■ THE TASK ■
Every line from the one holding "Convert this chart to Altair code." through the one holding "base = alt.Chart(df)" should be returned exactly, both included; the pictures should not.

■ MATERIAL FOR THE TASK ■
— START —

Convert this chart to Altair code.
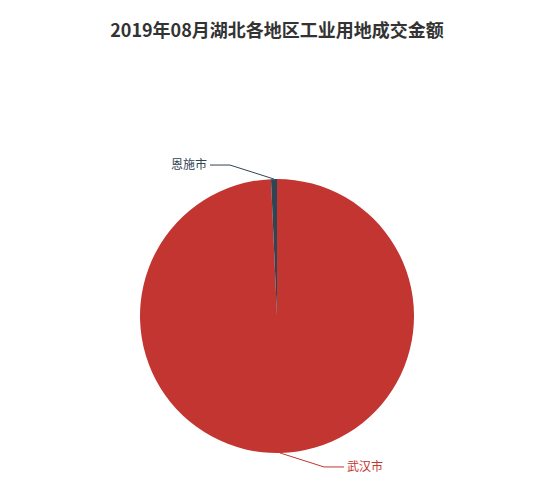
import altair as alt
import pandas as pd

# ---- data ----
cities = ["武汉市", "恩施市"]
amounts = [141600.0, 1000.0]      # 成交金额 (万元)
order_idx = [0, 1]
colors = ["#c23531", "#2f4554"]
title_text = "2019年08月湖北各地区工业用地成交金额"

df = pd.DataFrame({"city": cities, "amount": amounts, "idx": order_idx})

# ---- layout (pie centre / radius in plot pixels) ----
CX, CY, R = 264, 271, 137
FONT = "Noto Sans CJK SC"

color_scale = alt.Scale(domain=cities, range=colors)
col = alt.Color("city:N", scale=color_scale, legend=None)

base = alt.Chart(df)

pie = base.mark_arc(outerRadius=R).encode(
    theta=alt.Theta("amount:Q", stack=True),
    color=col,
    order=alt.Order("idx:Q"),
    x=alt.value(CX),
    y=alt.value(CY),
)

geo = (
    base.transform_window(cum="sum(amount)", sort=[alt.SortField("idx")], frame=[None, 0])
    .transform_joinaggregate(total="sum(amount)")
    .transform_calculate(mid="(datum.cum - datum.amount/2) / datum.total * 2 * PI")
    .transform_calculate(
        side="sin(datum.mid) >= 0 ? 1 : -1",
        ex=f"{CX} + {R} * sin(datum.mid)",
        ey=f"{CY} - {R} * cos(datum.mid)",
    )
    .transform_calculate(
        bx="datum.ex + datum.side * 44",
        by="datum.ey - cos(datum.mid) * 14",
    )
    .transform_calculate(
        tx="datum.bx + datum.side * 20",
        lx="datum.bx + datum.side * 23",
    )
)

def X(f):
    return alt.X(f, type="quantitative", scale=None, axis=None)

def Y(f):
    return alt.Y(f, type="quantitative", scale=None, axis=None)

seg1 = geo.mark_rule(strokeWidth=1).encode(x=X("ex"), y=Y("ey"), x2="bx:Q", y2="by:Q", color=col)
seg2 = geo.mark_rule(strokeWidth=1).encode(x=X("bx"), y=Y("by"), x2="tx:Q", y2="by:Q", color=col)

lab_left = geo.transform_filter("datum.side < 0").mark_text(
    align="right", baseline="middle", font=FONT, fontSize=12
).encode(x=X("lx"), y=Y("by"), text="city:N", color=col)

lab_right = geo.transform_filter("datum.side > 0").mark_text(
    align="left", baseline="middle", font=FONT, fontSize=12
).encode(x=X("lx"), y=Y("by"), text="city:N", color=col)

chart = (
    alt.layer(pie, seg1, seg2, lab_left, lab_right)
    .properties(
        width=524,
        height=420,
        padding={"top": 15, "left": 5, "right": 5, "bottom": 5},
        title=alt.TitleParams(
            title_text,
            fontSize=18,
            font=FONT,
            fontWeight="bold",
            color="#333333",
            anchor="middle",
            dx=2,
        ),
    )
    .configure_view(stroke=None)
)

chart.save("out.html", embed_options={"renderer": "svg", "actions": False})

— END —
— START —

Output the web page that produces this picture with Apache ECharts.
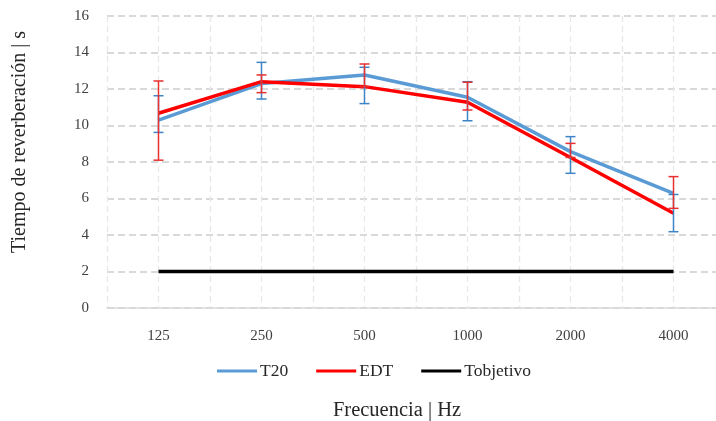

— END —

■ PROBLEM SOLUTION ■
Convert this chart to Altair code.
import altair as alt
import pandas as pd

# ---- data ----
cities = ["武汉市", "恩施市"]
amounts = [141600.0, 1000.0]      # 成交金额 (万元)
order_idx = [0, 1]
colors = ["#c23531", "#2f4554"]
title_text = "2019年08月湖北各地区工业用地成交金额"

df = pd.DataFrame({"city": cities, "amount": amounts, "idx": order_idx})

# ---- layout (pie centre / radius in plot pixels) ----
CX, CY, R = 264, 271, 137
FONT = "Noto Sans CJK SC"

color_scale = alt.Scale(domain=cities, range=colors)
col = alt.Color("city:N", scale=color_scale, legend=None)

base = alt.Chart(df)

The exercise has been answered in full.